Carroll treats short-field landings like any other. “It’s really nothing different, other than that you plan on touching down at a specific point on the runway,” he said. “Flaps come in at the same time as on any other approach. The flare’s a little different; you try to bring it in to a full-stall landing—but everything else is pretty much the same. Airspeed control is paramount. With respect to a precision landing, coming in fast can be just as bad as coming in too slow.”
He said some people aim at a point maybe 300 feet in front of their touchdown point, then level off and flare. “Avoid waiting for the airplane to touch down in a long flare. We try to move our aiming point and our touchdown point closer together. We try to have a continuous descent to landing throughout the final approach.”
He doesn’t believe an extra 10 degrees of flaps is significant. “It’s got more to do with the pilot than with the airplane. The 40 degrees of flaps really steepens the descent, but once you learn how to land the airplane, you can put any airplane down right on the line,” he said. “The most difficult aspect of the short-field landing is the requirement for a full-stall landing. Sometimes you’ll come in a little fast, and receive a ‘not full stall’ penalty. The judges are looking at your pitch attitude and elevator position, in addition to your airspeed,” he said.
Teammate Taylor Breum of Lake Villa, Illinois, starting his junior year at Southern Illinois, was surprised to learn he won the short-field event. “I knew I had landed pretty close to the line, but I didn’t know what points I may have lost.

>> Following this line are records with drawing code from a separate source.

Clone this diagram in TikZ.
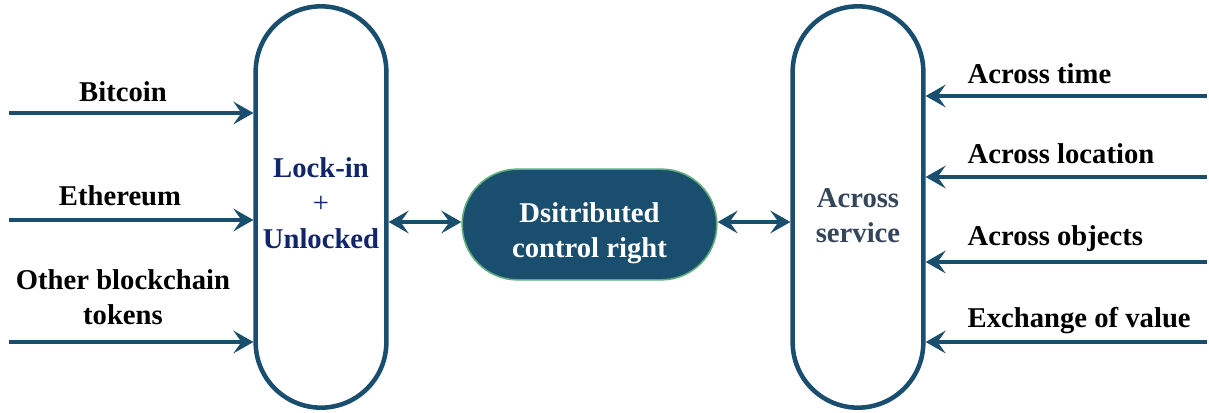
\documentclass[tikz,border=0pt]{standalone}
\usepackage{fontspec}
\setmainfont{Liberation Serif}
\usetikzlibrary{arrows.meta}
\definecolor{linkblue}{HTML}{1A4E6E}
\definecolor{locknavy}{HTML}{10256A}
\definecolor{servgray}{HTML}{34465A}
\definecolor{rightgreen}{HTML}{5FAE7A}
\begin{document}
\begin{tikzpicture}[x=0.75pt,y=-0.75pt]
	\tikzstyle{pill}=[draw=linkblue,line width=3.4pt,fill=white,rounded corners=49pt,minimum width=98pt,minimum height=301pt]
	\tikzstyle{core}=[draw=rightgreen,line width=1.2pt,fill=linkblue,rounded corners=41.5pt,minimum width=191pt,minimum height=83pt]
	\tikzstyle{lab}=[align=center,font=\fontsize{21.5}{26.5}\selectfont\bfseries]
	\tikzstyle{flow}=[draw=linkblue,line width=3.4pt,-{Stealth[length=15pt,width=17pt,inset=6pt]}]
	\tikzstyle{both}=[draw=linkblue,line width=3.4pt,{Stealth[length=15pt,width=17pt,inset=6pt]}-{Stealth[length=15pt,width=17pt,inset=6pt]}]
	\useasboundingbox (0,0) rectangle (1209,413);
	\node[pill] (lock) at (321,207){};
	\node[pill] (serv) at (858,207){};
	\node[core] (dcr) at (589.5,224.5){};
	\node[lab,text=locknavy] (tlock) at (321,203){Lock-in\\{\mdseries+}\\Unlocked};
	\node[lab,text=servgray] (tserv) at (858,216){Across\\service};
	\node[lab,text=white] (tdcr) at (589.5,233){Dsitributed\\control right};
	\coordinate (btc) at (9,113);
	\coordinate (eth) at (9,220);
	\coordinate (oth) at (9,342);
	\coordinate (tim) at (1207,96);
	\coordinate (loc) at (1207,177);
	\coordinate (obj) at (1207,262);
	\coordinate (val) at (1207,342);
	\node[lab] (lbtc) at (123,92){Bitcoin};
	\node[lab] (leth) at (120,196){Ethereum};
	\node[lab] (loth) at (123,297){Other blockchain\\tokens};
	\node[lab,anchor=west] (ltim) at (963,74){Across time};
	\node[lab,anchor=west] (lloc) at (963,154){Across location};
	\node[lab,anchor=west] (lobj) at (963,239){Across objects};
	\node[lab,anchor=west] (lval) at (963,321){Exchange of value};
	\draw[flow] (btc) -- (btc -| lock.west);
	\draw[flow] (eth) -- (eth -| lock.west);
	\draw[flow] (oth) -- (oth -| lock.west);
	\draw[flow] (tim) -- (tim -| serv.east);
	\draw[flow] (loc) -- (loc -| serv.east);
	\draw[flow] (obj) -- (obj -| serv.east);
	\draw[flow] (val) -- (val -| serv.east);
	\draw[both] (lock.east |- 0,222) -- (dcr.west |- 0,222);
	\draw[both] (dcr.east |- 0,222) -- (serv.west |- 0,222);
\end{tikzpicture}
\end{document}
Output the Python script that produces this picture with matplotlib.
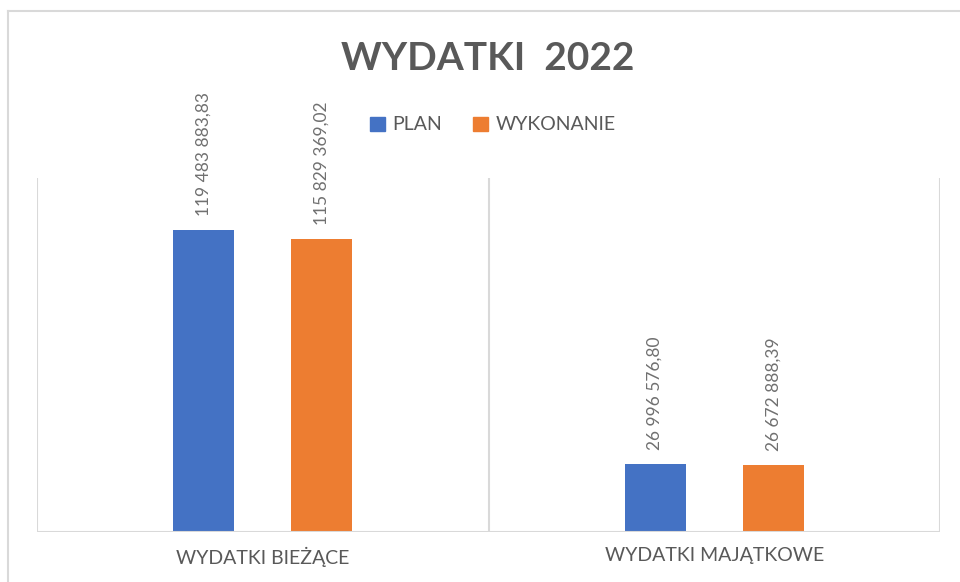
import numpy as np
import matplotlib.pyplot as plt
from matplotlib.patches import Patch
from matplotlib.lines import Line2D

categories = ['WYDATKI BIEŻĄCE', 'WYDATKI MAJĄTKOWE']
plan = [119483883.83, 26996576.80]
wykonanie = [115829369.02, 26672888.39]
series_names = ['PLAN', 'WYKONANIE']
title = 'WYDATKI  2022'

blue = '#4472C4'
orange = '#ED7D31'
grid = '#D9D9D9'
txt = '#595959'

plt.rcParams['font.family'] = ['Lato', 'DejaVu Sans']


def fmt(v):
    s = f'{v:,.2f}'
    return s.replace(',', ' ').replace('.', ',')


fig = plt.figure(figsize=(9.6, 5.82), dpi=100)

# outer frame (left and top edges visible)
fig.add_artist(Line2D([8 / 960, 8 / 960], [0, 1 - 11 / 582], transform=fig.transFigure,
                      color=grid, lw=1.5))
fig.add_artist(Line2D([8 / 960, 1], [1 - 11 / 582, 1 - 11 / 582], transform=fig.transFigure,
                      color=grid, lw=1.5))

ax = fig.add_axes([37 / 960, 50 / 582, 903 / 960, 354 / 582])
x = np.arange(len(categories))
w = 0.135
off = 0.131
b1 = ax.bar(x - off, plan, w, color=blue, label=series_names[0])
b2 = ax.bar(x + off, wykonanie, w, color=orange, label=series_names[1])

for bars, vals in [(b1, plan), (b2, wykonanie)]:
    for rect, v in zip(bars, vals):
        ax.annotate(fmt(v), (rect.get_x() + rect.get_width() / 2, v),
                    xytext=(0, 10), textcoords='offset points',
                    rotation=90, ha='center', va='bottom',
                    fontsize=12.5, color='#707070')

ax.set_xlim(-0.5, len(categories) - 0.5)
ax.set_ylim(0, 140000000)
for b in np.arange(-0.5, len(categories), 1.0):
    ax.axvline(b, color=grid, lw=1.5)
ax.axhline(0, color=grid, lw=1.5)
for s in ax.spines.values():
    s.set_visible(False)
ax.set_yticks([])
ax.set_xticks(x)
ax.set_xticklabels(categories, fontsize=14, color=txt)
ax.tick_params(axis='x', length=0, pad=11)

fig.text(0.508, 1 - 59 / 582, title, ha='center', va='center',
         fontsize=28, fontweight='bold', color=txt)

handles = [Patch(color=blue), Patch(color=orange)]
fig.legend(handles, series_names, loc='center', bbox_to_anchor=(493 / 960, 1 - 125 / 582),
           ncol=2, frameon=False, fontsize=14, labelcolor=txt,
           handlelength=0.75, handleheight=0.75, handletextpad=0.4, columnspacing=1.6)

fig.savefig('out.png', dpi=100)
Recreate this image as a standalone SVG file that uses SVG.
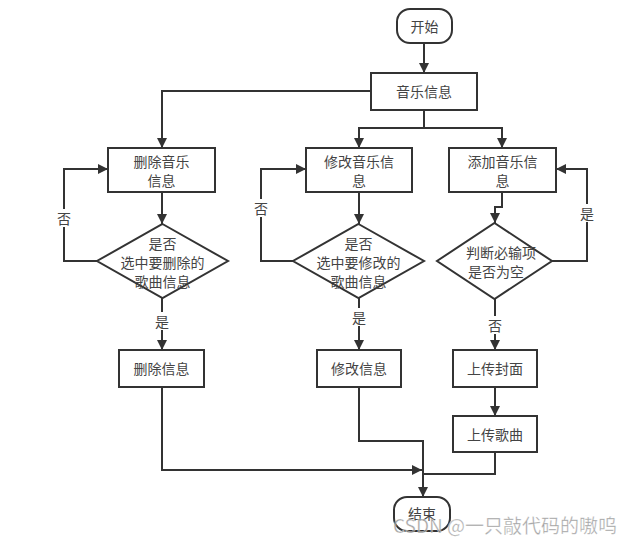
<svg xmlns="http://www.w3.org/2000/svg" width="640" height="545" viewBox="0 0 640 545">
<defs>
<marker id="arr" viewBox="0 0 10 10" refX="10" refY="5" markerWidth="10" markerHeight="10" markerUnits="userSpaceOnUse" orient="auto">
<path d="M0,0 L10,5 L0,10 Z" fill="#333"/>
</marker>
<style>
.n{fill:#fff;stroke:#333;stroke-width:2}
.t{font-family:"Noto Sans CJK SC","Noto Sans",sans-serif;font-size:14px;fill:#444;text-anchor:middle;dominant-baseline:central}
.c{fill:none;stroke:#333;stroke-width:2}
.lb{fill:#fff}
</style>
</defs>
<rect width="640" height="545" fill="#fff"/>
<g id="connectors">
<path class="c" d="M424,43 V73" marker-end="url(#arr)"/>
<path class="c" d="M371,91 H162 V148" marker-end="url(#arr)"/>
<path class="c" d="M424,110 V128 H359 V148" marker-end="url(#arr)"/>
<path class="c" d="M424,128 H502 V148" marker-end="url(#arr)"/>
<path class="c" d="M162,192 V224" marker-end="url(#arr)"/>
<path class="c" d="M97,261 H64 V169 H108" marker-end="url(#arr)"/>
<path class="c" d="M162,298 V350" marker-end="url(#arr)"/>
<path class="c" d="M359,192 V224" marker-end="url(#arr)"/>
<path class="c" d="M293,261 H261 V169 H306" marker-end="url(#arr)"/>
<path class="c" d="M359,298 V350" marker-end="url(#arr)"/>
<path class="c" d="M502,192 V207 H495 V223" marker-end="url(#arr)"/>
<path class="c" d="M552,261 H587 V169 H556" marker-end="url(#arr)"/>
<path class="c" d="M495,299 V350" marker-end="url(#arr)"/>
<path class="c" d="M495,387 V416" marker-end="url(#arr)"/>
<path class="c" d="M495,452 V474 H423"/>
<path class="c" d="M359,387 V441 H423 V497" marker-end="url(#arr)"/>
<path class="c" d="M162,387 V470 H422" marker-end="url(#arr)"/>
<rect class="lb" x="56" y="209" width="16" height="18"/>
<text class="t" x="64" y="218">否</text>
<rect class="lb" x="253" y="199" width="16" height="18"/>
<text class="t" x="261" y="208">否</text>
<rect class="lb" x="579" y="204" width="16" height="18"/>
<text class="t" x="587" y="213">是</text>
<rect class="lb" x="154" y="312" width="16" height="18"/>
<text class="t" x="162" y="321">是</text>
<rect class="lb" x="351" y="308" width="16" height="18"/>
<text class="t" x="359" y="317">是</text>
<rect class="lb" x="487" y="316" width="16" height="18"/>
<text class="t" x="495" y="325">否</text>
</g>
<g id="start"><rect class="n" x="397" y="9" width="55" height="34" rx="13"/><text class="t" x="424.5" y="26">开始</text></g>
<g id="music"><rect class="n" x="371" y="73" width="106" height="37"/><text class="t" x="424" y="91">音乐信息</text></g>
<g id="del"><rect class="n" x="108" y="148" width="107" height="44"/><text class="t" x="161.5" y="161">删除音乐</text><text class="t" x="161.5" y="180">信息</text></g>
<g id="mod"><rect class="n" x="306" y="148" width="106" height="44"/><text class="t" x="359" y="161">修改音乐信</text><text class="t" x="359" y="180">息</text></g>
<g id="add"><rect class="n" x="449" y="148" width="107" height="44"/><text class="t" x="502.5" y="161">添加音乐信</text><text class="t" x="502.5" y="180">息</text></g>
<g id="d1"><path class="n" d="M162.5,224 L228,261 L162.5,298 L97,261 Z"/><text class="t" x="162.5" y="243">是否</text><text class="t" x="162.5" y="262">选中要删除的</text><text class="t" x="162.5" y="281">歌曲信息</text></g>
<g id="d2"><path class="n" d="M358.5,224 L424,261 L358.5,298 L293,261 Z"/><text class="t" x="358.5" y="243">是否</text><text class="t" x="358.5" y="262">选中要修改的</text><text class="t" x="358.5" y="281">歌曲信息</text></g>
<g id="d3"><path class="n" d="M494.5,223 L552,261 L494.5,299 L437,261 Z"/><text class="t" x="501" y="252">判断必输项</text><text class="t" x="496" y="271">是否为空</text></g>
<g id="delinfo"><rect class="n" x="119" y="350" width="85" height="37"/><text class="t" x="161.5" y="368">删除信息</text></g>
<g id="modinfo"><rect class="n" x="317" y="350" width="84" height="37"/><text class="t" x="359" y="368">修改信息</text></g>
<g id="cover"><rect class="n" x="453" y="350" width="84" height="37"/><text class="t" x="495" y="368">上传封面</text></g>
<g id="song"><rect class="n" x="453" y="416" width="84" height="36"/><text class="t" x="495" y="434">上传歌曲</text></g>
<g id="end"><rect class="n" x="394" y="497" width="56" height="34" rx="13"/><text class="t" x="422" y="513">结束</text></g>
<text x="393" y="533" font-family="&quot;Noto Sans CJK SC&quot;,sans-serif" font-size="19" fill="#8a8a8a" fill-opacity="0.8" stroke="#fff" stroke-width="0.6" stroke-opacity="0.6">CSDN @一只敲代码的嗷呜</text>
</svg>
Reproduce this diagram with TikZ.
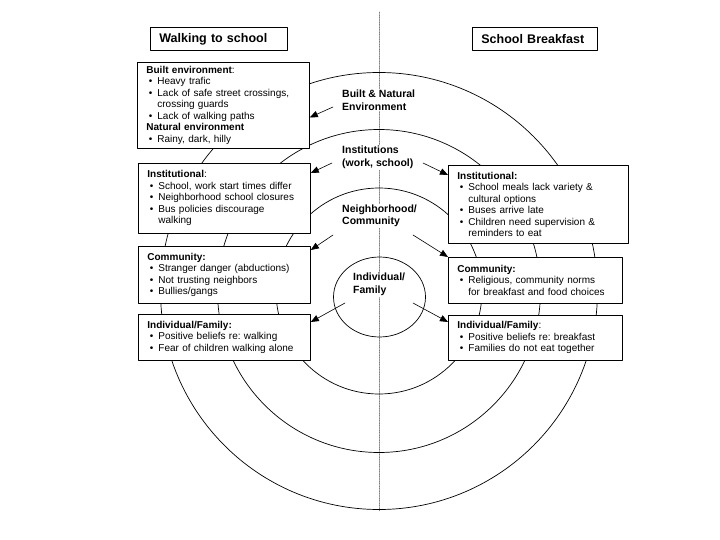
\documentclass[tikz,border=0pt]{standalone}
\usepackage{fontspec}
\setmainfont{Liberation Sans}
\usetikzlibrary{arrows.meta}
\setlength{\parindent}{0pt}
\frenchspacing
\newcommand{\bul}{\par\noindent\hangindent=11pt\hangafter=1\makebox[11pt][l]{\hspace{2.5pt}\textbullet}}

\begin{document}
\begin{tikzpicture}[line cap=round,line join=round,>={Triangle[length=8pt,width=6.5pt]},x=1pt,y=-1pt,
  ring/.style={line width=0.7pt},
  axisline/.style={densely dotted,gray,line width=0.7pt},
  titlebox/.style={draw,fill=white,line width=0.8pt,anchor=north west,align=left,inner xsep=9pt,
    font=\fontsize{12.5}{14}\selectfont\bfseries},
  listbox/.style={draw,fill=white,line width=0.8pt,anchor=north west,align=left,inner xsep=9pt,inner ysep=3pt,
    font=\fontsize{10}{11.5}\selectfont},
  level/.style={fill=white,anchor=west,align=left,inner sep=1pt,font=\fontsize{10.5}{12.5}\selectfont\bfseries},
  arr/.style={->,line width=0.6pt}]
\useasboundingbox (0,0) rectangle (720,540);
% rings and middle line
\coordinate (ctr) at (379,291);
\draw [axisline] (379,12) -- (379,511);
\draw [ring] (ctr) circle (218.5pt);
\draw [ring] (ctr) circle (161.5pt);
\draw [ring] (ctr) circle (103pt);
\draw [ring] (379.5,297) ellipse (46pt and 40pt);
% titles
\node [titlebox,minimum width=137pt,minimum height=23pt,text width=119pt] (walk) at (150,27) {Walking to school};
\node [titlebox,minimum width=125pt,minimum height=23pt,text width=107pt] (brk) at (472,27) {School Breakfast};
% walking
\node [listbox,text width=154pt,minimum height=86pt] (boxBuilt) at (137,62) {\textbf{Built environment}:
\bul Heavy trafic
\bul Lack of safe street crossings,\newline crossing guards
\bul Lack of walking paths
\par\textbf{Natural environment}
\bul Rainy, dark, hilly\par};
\node [listbox,text width=154pt,minimum height=70pt] (boxInstL) at (138,163) {\textbf{Institutional}:
\bul School, work start times differ
\bul Neighborhood school closures
\bul Bus policies discourage\newline walking\par};
\node [listbox,text width=154pt,minimum height=57pt] (boxCommL) at (138,246) {\textbf{Community:}
\bul Stranger danger (abductions)
\bul Not trusting neighbors
\bul Bullies/gangs\par};
\node [listbox,text width=154pt,minimum height=46pt] (boxIndL) at (138,314) {\textbf{Individual/Family:}
\bul Positive beliefs re: walking
\bul Fear of children walking alone\par};
% breakfast
\node [listbox,text width=162pt,minimum height=78pt] (boxInstR) at (448,165) {\textbf{Institutional:}
\bul School meals lack variety \&\newline cultural options
\bul Buses arrive late
\bul Children need supervision \&\newline reminders to eat\par};
\node [listbox,text width=156pt,minimum height=46pt] (boxCommR) at (448,257) {\textbf{Community:}
\bul Religious, community norms\newline for breakfast and food choices\par};
\node [listbox,text width=156pt,minimum height=45pt] (boxIndR) at (448,315) {\textbf{Individual/Family}:
\bul Positive beliefs re: breakfast
\bul Families do not eat together\par};
% levels
\node [level] (lblBuilt) at (341,100) {Built \& Natural\\Environment};
\node [level] (lblInst) at (341,157.5) {Institutions\\(work, school)};
\node [level] (lblComm) at (341,216) {Neighborhood/\\Community};
\node [level] (lblInd) at (352,284.5) {Individual/\\Family};
% arrows
\coordinate (tBuiltL) at (333,107);
\coordinate (tInstL) at (332,163);
\coordinate (tInstR) at (423,163);
\coordinate (tCommL) at (333,235);
\coordinate (tCommR) at (413,235);
\coordinate (tIndL) at (345,303);
\coordinate (tIndR) at (413,303);
\draw [arr] (tBuiltL) -- ([yshift=-12pt]boxBuilt.east);
\draw [arr] (tInstL) -- ([yshift=-10pt]boxInstL.north east);
\draw [arr] (tInstR) -- ([yshift=-10pt]boxInstR.north west);
\draw [arr] (tCommL) -- ([yshift=-4pt]boxCommL.north east);
\draw [arr] (tCommR) -- (boxCommR.north west);
\draw [arr] (tIndL) -- ([yshift=-8pt]boxIndL.north east);
\draw [arr] (tIndR) -- ([yshift=-7pt]boxIndR.north west);
\end{tikzpicture}
\end{document}
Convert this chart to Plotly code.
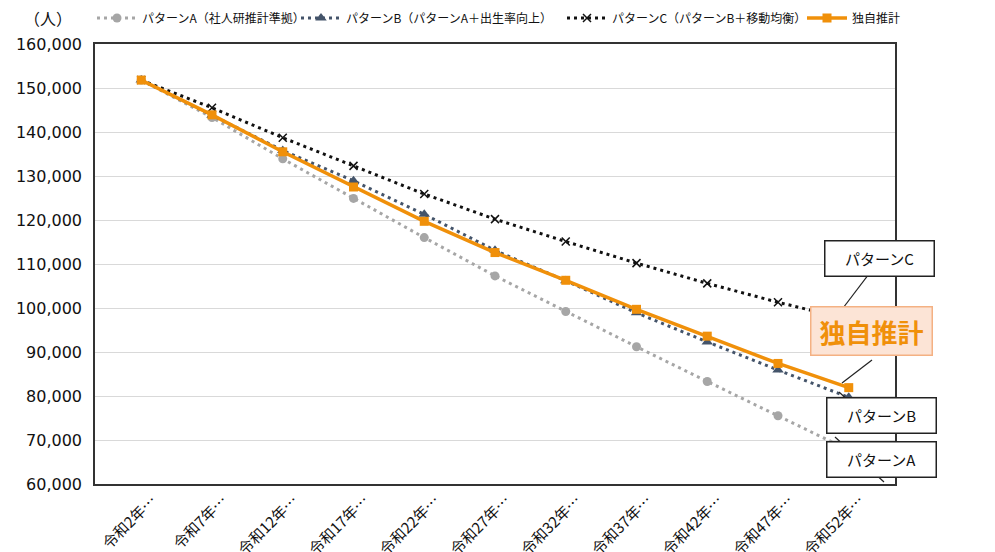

Anybody can land close to the line. What you also have to do is fly a perfect pattern,” he said.
“It’s all about energy management. I need to be as slow as I can be, but I still need to be in control of the airplane,” Breum said. “I start my flare about 200 feet up. It’s really an extended process that’s a little bit different from normal landings.” He flares with full aft elevator. “I’m riding the stall warning horn all the way to the ground.”
The 6-foot, 2-inch Breum does have one trick. “I sit on a booster seat so my head’s on the ceiling, so I can still see over the nose with that high a pitch attitude. I try to get other people to do that, but they won’t listen.” He said he loves short-field landings.
For the first time, a Light Sport aircraft—the Cessna 162 Skycatcher—was used by competitors in the landing events. Embry-Riddle Aeronautical University has acquired two for use by the flight teams at each of its campuses, in Daytona Beach, Florida, and Prescott, Arizona.
“The airplane does great, but it’s different than a 150,” said Les Westbrooks, head coach for Embry-Riddle’s Daytona Beach flight team. He said the 162 has twice the glide ratio of the Cessna 150, and the same 40-degree maximum flap deflection. “It’s hard to win the landing events without 40 degrees of flaps. Getting used to the different sight picture took some doing. [The Skycatcher is] a lot cleaner; it comes in a lot flatter; and honestly, that’s a little bit of a learning curve for the judges, too. But you can definitely hear the stall warning horn going off” from the judges’ location beside the runway.
Team members mastered the new sight picture in April, just a month before the competition, Westbrooks said. “The students are going to do well in it in the future, I have no doubt about it. It performed great. On climbout, it outclimbs a 172.”
Embry-Riddle is getting ready to sell its Cessna 150s, which were increasingly expensive to maintain. “It is so wonderful to have an airplane that’s not 40 years old,” Westbrooks said.